--- begin ---

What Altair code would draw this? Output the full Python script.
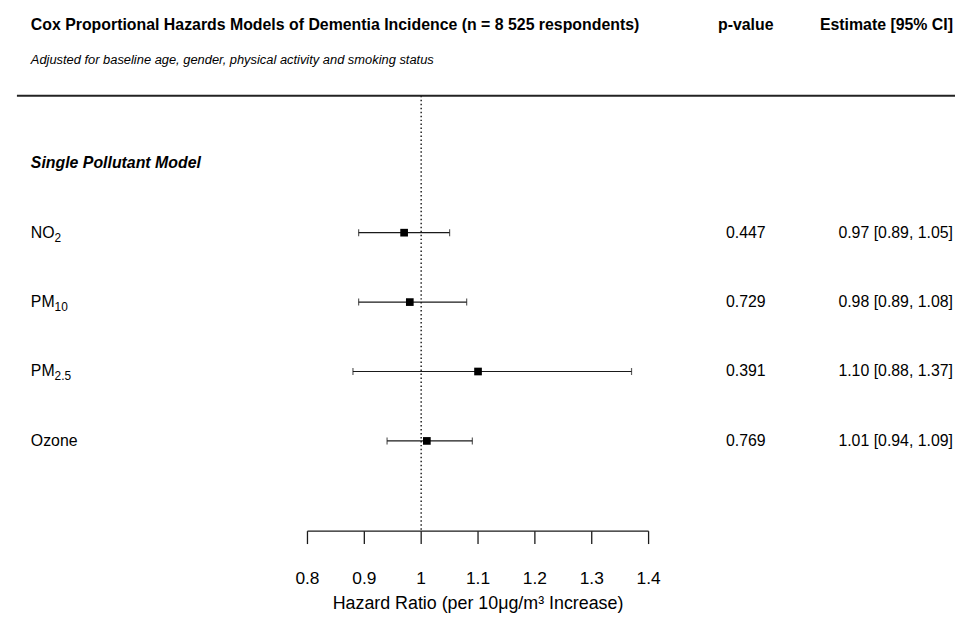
import altair as alt
import pandas as pd

# ---- data ----
label_main = ["NO", "PM", "PM", "Ozone"]
label_sub = ["2", "10", "2.5", ""]
estimate = [0.97, 0.98, 1.10, 1.01]
lower = [0.89, 0.89, 0.88, 0.94]
upper = [1.05, 1.08, 1.37, 1.09]
p_value = ["0.447", "0.729", "0.391", "0.769"]
tick_values = [0.8, 0.9, 1.0, 1.1, 1.2, 1.3, 1.4]
tick_labels = ["0.8", "0.9", "1", "1.1", "1.2", "1.3", "1.4"]
section_label = "Single Pollutant Model"
title_text = "Cox Proportional Hazards Models of Dementia Incidence (n = 8 525 respondents)"
subtitle_text = "Adjusted for baseline age, gender, physical activity and smoking status"
p_header = "p-value"
est_header = "Estimate [95% CI]"
axis_title = "Hazard Ratio (per 10\u03bcg/m\u00b3 Increase)"

rows = list(range(2, 2 + len(label_main)))
df = pd.DataFrame({
    "row": rows,
    "main": label_main,
    "sub": label_sub,
    "est": estimate,
    "lo": lower,
    "hi": upper,
    "p": p_value,
    "ci": [f"{e:.2f} [{l:.2f}, {h:.2f}]" for e, l, h in zip(estimate, lower, upper)],
})
ticks = pd.DataFrame({"v": tick_values, "lab": tick_labels})
section = pd.DataFrame({"row": [1], "lab": [section_label]})

W, H = 955, 610
FONT = "Liberation Sans"
px_per_unit = 344 / 0.6
x0 = 0.8 - 302 / px_per_unit
x1 = x0 + W / px_per_unit
xs = alt.Scale(domain=[x0, x1], range=[0, W], nice=False, zero=False)
ppr = 70.0
y0 = -84 / ppr
ys = alt.Scale(domain=[y0, y0 + H / ppr], range=[0, H], nice=False, zero=False)

LINE = "#1a1a1a"
LEFT = 23
PCOL = 744
ECOL = 953
HEAD_Y = 15
base = alt.Chart(df)


def txt(text, x, y, size=16, weight="normal", style="normal", align="left"):
    return alt.Chart(pd.DataFrame({"t": [text]})).mark_text(
        font=FONT, fontSize=size, fontWeight=weight, fontStyle=style,
        align=align, baseline="middle", color="black"
    ).encode(x=alt.value(x), y=alt.value(y), text="t:N")


top_rule = alt.Chart(pd.DataFrame({"a": [0]})).mark_rule(color="#222222", strokeWidth=2).encode(
    x=alt.value(9), x2=alt.value(W), y=alt.value(86))
ref_line = alt.Chart(pd.DataFrame({"v": [1.0]})).mark_rule(
    color="#222222", strokeWidth=1.5, strokeDash=[1.5, 2.5]).encode(
    x=alt.X("v:Q", scale=xs, axis=None), y=alt.value(86), y2=alt.value(525))
ci = base.mark_rule(color=LINE, strokeWidth=1.2).encode(
    x=alt.X("lo:Q", scale=xs, axis=None), x2="hi:Q", y=alt.Y("row:Q", scale=ys, axis=None))
cap_lo = base.mark_tick(color=LINE, orient="vertical", size=7, thickness=1.2).encode(
    x=alt.X("lo:Q", scale=xs, axis=None), y=alt.Y("row:Q", scale=ys, axis=None))
cap_hi = base.mark_tick(color=LINE, orient="vertical", size=7, thickness=1.2).encode(
    x=alt.X("hi:Q", scale=xs, axis=None), y=alt.Y("row:Q", scale=ys, axis=None))
pts = base.mark_square(color="black", size=60, opacity=1).encode(
    x=alt.X("est:Q", scale=xs, axis=None), y=alt.Y("row:Q", scale=ys, axis=None))

axis_line = alt.Chart(pd.DataFrame({"a": [tick_values[0]], "b": [tick_values[-1]]})).mark_rule(
    color=LINE, strokeWidth=1.3).encode(x=alt.X("a:Q", scale=xs, axis=None), x2="b:Q", y=alt.value(525))
axis_ticks = alt.Chart(ticks).mark_rule(color=LINE, strokeWidth=1.3).encode(
    x=alt.X("v:Q", scale=xs, axis=None), y=alt.value(525), y2=alt.value(538))
axis_labels = alt.Chart(ticks).mark_text(font=FONT, fontSize=17.5, baseline="middle", color="black").encode(
    x=alt.X("v:Q", scale=xs, axis=None), y=alt.value(573), text="lab:N")
axis_ttl = alt.Chart(pd.DataFrame({"v": [1.1], "t": [axis_title]})).mark_text(
    font=FONT, fontSize=18, baseline="middle", color="black").encode(
    x=alt.X("v:Q", scale=xs, axis=None), y=alt.value(599), text="t:N")

lab_main = base.mark_text(font=FONT, fontSize=16, align="left", baseline="middle", color="black").encode(
    x=alt.value(LEFT), y=alt.Y("row:Q", scale=ys, axis=None), text="main:N")
lab_sub = base.mark_text(font=FONT, fontSize=12, align="left", baseline="middle", color="black", dy=5).encode(
    x=alt.value(LEFT + 24), y=alt.Y("row:Q", scale=ys, axis=None), text="sub:N")
sec = alt.Chart(section).mark_text(font=FONT, fontSize=16, fontWeight="bold", fontStyle="italic",
                                   align="left", baseline="middle", color="black").encode(
    x=alt.value(LEFT), y=alt.Y("row:Q", scale=ys, axis=None), text="lab:N")
pcol = base.mark_text(font=FONT, fontSize=16, align="center", baseline="middle", color="black").encode(
    x=alt.value(PCOL), y=alt.Y("row:Q", scale=ys, axis=None), text="p:N")
ecol = base.mark_text(font=FONT, fontSize=16, align="right", baseline="middle", color="black").encode(
    x=alt.value(ECOL), y=alt.Y("row:Q", scale=ys, axis=None), text="ci:N")

title = txt(title_text, LEFT, HEAD_Y, size=16, weight="bold")
subtitle = txt(subtitle_text, LEFT, 50, size=13, style="italic")
phead = txt(p_header, PCOL, HEAD_Y, size=16, weight="bold", align="center")
ehead = txt(est_header, ECOL, HEAD_Y, size=16, weight="bold", align="right")

chart = alt.layer(
    top_rule, ref_line, ci, cap_lo, cap_hi, pts,
    axis_line, axis_ticks, axis_labels, axis_ttl,
    lab_main, lab_sub, sec, pcol, ecol,
    title, subtitle, phead, ehead,
).properties(width=W, height=H, padding=0, autosize=alt.AutoSizeParams(type="none")).configure_view(stroke=None)

chart.save("out.html", embed_options={"renderer": "svg", "actions": False})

--- end ---

**INSTRUCTIONS FOR THE TASK:** Please extract exactly the lines of the data, from the first through the line containing "import pandas as pd", and add no pictures to the copy.

**WORKED ANSWER:**
What Altair code would draw this? Output the full Python script.
import altair as alt
import pandas as pd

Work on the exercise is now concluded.